In the Presence of All Peoples

In verses 22-24 of Luke chapter 2, we learn that Mary and Joseph have brought Jesus to Jerusalem to make an offering once the days of her purification following childbirth are complete. This is in accord with the Law of Moses given in Leviticus 12:3-8, and it means that it was 40 days after his birth. The offering is to be a lamb and a turtle-dove or pigeon unless she cannot afford a lamb, in which case it would be two turtle-doves or two pigeons. Since Joseph was not a man with much wealth, the offering would be the latter.

St Joseph with the Infant Jesus (c. 1635), at ...

St Joseph with the Infant Jesus (c. 1635), at the Hermitage, in St. Petersburg. Oil on canvas, 126 x 101 cm. (Photo credit: Wikipedia)

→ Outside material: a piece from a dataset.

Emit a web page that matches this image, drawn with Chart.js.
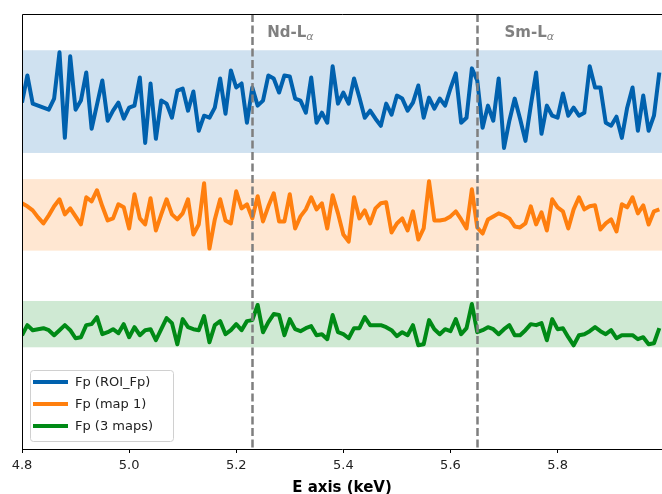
<!DOCTYPE html>
<html>
<head>
<meta charset="utf-8">
<script src="https://cdn.jsdelivr.net/npm/chart.js@4.4.1/dist/chart.umd.min.js"></script>
<style>
  body { margin: 0; background: #fff; }
  #spectra { display: block; }
</style>
</head>
<body>
<canvas id="spectra" width="662" height="494"></canvas>
<script>
// energy grid of the spectra (keV)
var energyStart = 4.80;
var energyStep = 0.01;

var seriesLabels = ['Fp (ROI_Fp)', 'Fp (map 1)', 'Fp (3 maps)'];
var seriesColors = ['#0061ae', '#ff7f0e', '#008a16'];

// stacked spectra, already offset from each other
var roiFp = [344, 371, 343, 341, 339, 337, 348, 394, 309, 390, 337, 346, 374, 318, 342, 366, 326, 336, 344, 328,
  339, 341, 369, 304, 363, 308, 346, 343, 329, 356, 358, 336, 355, 316, 331, 329, 339, 368, 333, 376,
  359, 363, 324, 359, 341, 346, 371, 368, 354, 371, 370, 348, 346, 334, 369, 324, 334, 324, 380, 343,
  354, 343, 368, 349, 329, 336, 328, 321, 343, 332, 351, 348, 336, 344, 361, 329, 349, 338, 348, 341,
  358, 373, 324, 329, 378, 366, 319, 341, 326, 368, 299, 326, 348, 328, 306, 341, 374, 313, 341, 331,
  329, 353, 331, 339, 331, 334, 380, 359, 359, 324, 321, 330, 309, 339, 359, 316, 351, 316, 331, 374];

var map1 = [244, 241, 237, 230, 224, 232, 241, 248, 233, 239, 231, 223, 250, 246, 257, 241, 227, 229, 243, 240,
  219, 253, 229, 223, 249, 217, 233, 248, 233, 228, 234, 248, 213, 223, 264, 199, 228, 248, 227, 224,
  256, 239, 243, 229, 251, 226, 241, 254, 226, 226, 253, 219, 231, 238, 250, 238, 244, 219, 252, 234,
  213, 206, 250, 229, 237, 224, 239, 244, 245, 215, 224, 229, 217, 236, 208, 219, 266, 227, 227, 228,
  231, 236, 228, 219, 258, 220, 214, 228, 231, 234, 232, 229, 221, 220, 224, 241, 223, 235, 217, 248,
  240, 236, 219, 238, 250, 238, 241, 242, 218, 224, 228, 216, 243, 240, 250, 234, 242, 223, 236, 238];

var maps3 = [113, 123, 118, 119, 120, 118, 113, 118, 123, 118, 110, 111, 123, 124, 131, 114, 116, 119, 115, 124,
  111, 121, 113, 118, 119, 108, 119, 130, 125, 104, 129, 121, 119, 118, 132, 106, 123, 127, 114, 118,
  124, 118, 127, 128, 143, 116, 126, 134, 133, 113, 129, 119, 117, 120, 122, 113, 114, 109, 133, 116,
  114, 110, 120, 120, 131, 123, 123, 123, 121, 118, 112, 116, 113, 123, 103, 104, 128, 119, 114, 119,
  117, 129, 114, 120, 144, 116, 118, 121, 119, 114, 119, 123, 113, 113, 118, 124, 123, 125, 108, 129,
  119, 120, 111, 103, 113, 114, 117, 121, 117, 114, 118, 110, 113, 113, 113, 109, 111, 104, 105, 120];

// shaded range behind each spectrum
var bandLow = [294, 197, 101];
var bandHigh = [396, 268, 147];

// emission lines
var lineEnergies = [5.23, 5.65];
var lineNames = ['Nd-L', 'Sm-L'];
var labelEnergies = [5.258, 5.701];

var xTicks = [4.8, 5.0, 5.2, 5.4, 5.6, 5.8];

function toPoints(values) {
  return values.map(function(v, i) {
    return { x: energyStart + i * energyStep, y: v };
  });
}

var allSeries = [roiFp, map1, maps3];

var decor = {
  id: 'decor',
  beforeDatasetsDraw: function(chart) {
    var ctx = chart.ctx, area = chart.chartArea, y = chart.scales.y;
    ctx.save();
    for (var i = 0; i < bandLow.length; i++) {
      var top = y.getPixelForValue(bandHigh[i]);
      var bottom = y.getPixelForValue(bandLow[i]);
      ctx.globalAlpha = 0.19;
      ctx.fillStyle = seriesColors[i];
      ctx.fillRect(area.left, top, area.right - area.left, bottom - top);
    }
    ctx.restore();
  },
  afterDatasetsDraw: function(chart) {
    var ctx = chart.ctx, area = chart.chartArea, x = chart.scales.x;
    ctx.save();

    // dashed emission lines
    ctx.strokeStyle = '#7f7f7f';
    ctx.lineWidth = 2.5;
    ctx.setLineDash([8, 3.5]);
    lineEnergies.forEach(function(e) {
      var px = Math.round(x.getPixelForValue(e)) + 0.5;
      ctx.beginPath();
      ctx.moveTo(px, area.top);
      ctx.lineTo(px, area.bottom);
      ctx.stroke();
    });
    ctx.setLineDash([]);

    // line names with italic alpha subscript
    ctx.fillStyle = '#808080';
    ctx.textBaseline = 'alphabetic';
    lineNames.forEach(function(name, i) {
      var px = x.getPixelForValue(labelEnergies[i]);
      ctx.font = 'bold 15px "DejaVu Sans"';
      ctx.fillText(name, px, area.top + 23);
      var w = ctx.measureText(name).width;
      ctx.font = 'italic 11px "DejaVu Sans"';
      ctx.fillText('\u03b1', px + w, area.top + 26);
    });

    // frame: top and left spines
    ctx.strokeStyle = '#000';
    ctx.lineWidth = 1;
    ctx.beginPath();
    ctx.moveTo(area.left + 0.5, area.bottom);
    ctx.lineTo(area.left + 0.5, area.top + 0.5);
    ctx.lineTo(area.right, area.top + 0.5);
    ctx.stroke();

    // legend in the lower left corner
    var bx = area.left + 8, bw = 143, bh = 71, by = area.bottom - 8 - bh;
    ctx.fillStyle = 'rgba(255,255,255,0.85)';
    ctx.strokeStyle = '#d0d0d0';
    ctx.beginPath();
    ctx.roundRect(bx + 0.5, by + 0.5, bw, bh, 3);
    ctx.fill();
    ctx.stroke();
    ctx.font = '13px "DejaVu Sans"';
    ctx.textBaseline = 'middle';
    chart.data.datasets.forEach(function(ds, i) {
      var ly = by + 12 + i * 22;
      ctx.strokeStyle = ds.borderColor;
      ctx.lineWidth = 4;
      ctx.beginPath();
      ctx.moveTo(bx + 3, ly);
      ctx.lineTo(bx + 38, ly);
      ctx.stroke();
      ctx.fillStyle = '#222';
      ctx.fillText(ds.label, bx + 45, ly + 1);
    });
    ctx.restore();
  }
};

var ctx = document.getElementById('spectra').getContext('2d');
var chart = new Chart(ctx, {
  type: 'line',
  data: {
    datasets: allSeries.map(function(s, i) {
      return {
        label: seriesLabels[i],
        data: toPoints(s),
        borderColor: seriesColors[i],
        borderWidth: 4,
        pointRadius: 0,
        tension: 0,
        borderJoinStyle: 'round',
        fill: false
      };
    })
  },
  options: {
    responsive: false,
    animation: false,
    layout: { padding: { left: 22, top: 14, right: 0, bottom: -2 } },
    plugins: {
      legend: { display: false },
      tooltip: { enabled: false }
    },
    scales: {
      x: {
        type: 'linear',
        min: 4.8,
        max: 5.995,
        afterBuildTicks: function(axis) {
          axis.ticks = xTicks.map(function(v) { return { value: v }; });
        },
        ticks: {
          color: '#222',
          font: { family: 'DejaVu Sans', size: 13, lineHeight: 1 },
          padding: 6,
          maxRotation: 0,
          callback: function(v) { return Number(v).toFixed(1); }
        },
        grid: { drawOnChartArea: false, drawTicks: true, tickLength: 4, color: '#000' },
        border: { display: true, color: '#000', width: 1 },
        title: {
          display: true,
          text: 'E axis (keV)',
          color: '#000',
          font: { family: 'DejaVu Sans', size: 15, weight: 'bold', lineHeight: 1 },
          padding: { top: 3, bottom: 0 }
        }
      },
      y: {
        display: false,
        min: 0,
        max: 432
      }
    }
  },
  plugins: [decor]
});
</script>
</body>
</html>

Beginning in verse 25, we are told of a righteous and devout man who was there that was filled with the Holy Spirit. The text says that he was waiting for”the consolation of Israel,” which is to say that he was waiting for God to send the Messiah to redeem His people. In fact, verse 26 says that the Holy Spirit had revealed that he would see the Christ in his lifetime. There are some scholars (particularly Dr. John Lightfoot) that believed this Simeon was the son of a great philosopher and doctor of that day, Hillel, and that Simeon was also president of the Sanhedrin. If true, this would mean that he was also the father of Gamaliel, who Saul of Tarsus studied under. All very interesting, and we are sure, quite educated calculations, but still historically unsubstantiated.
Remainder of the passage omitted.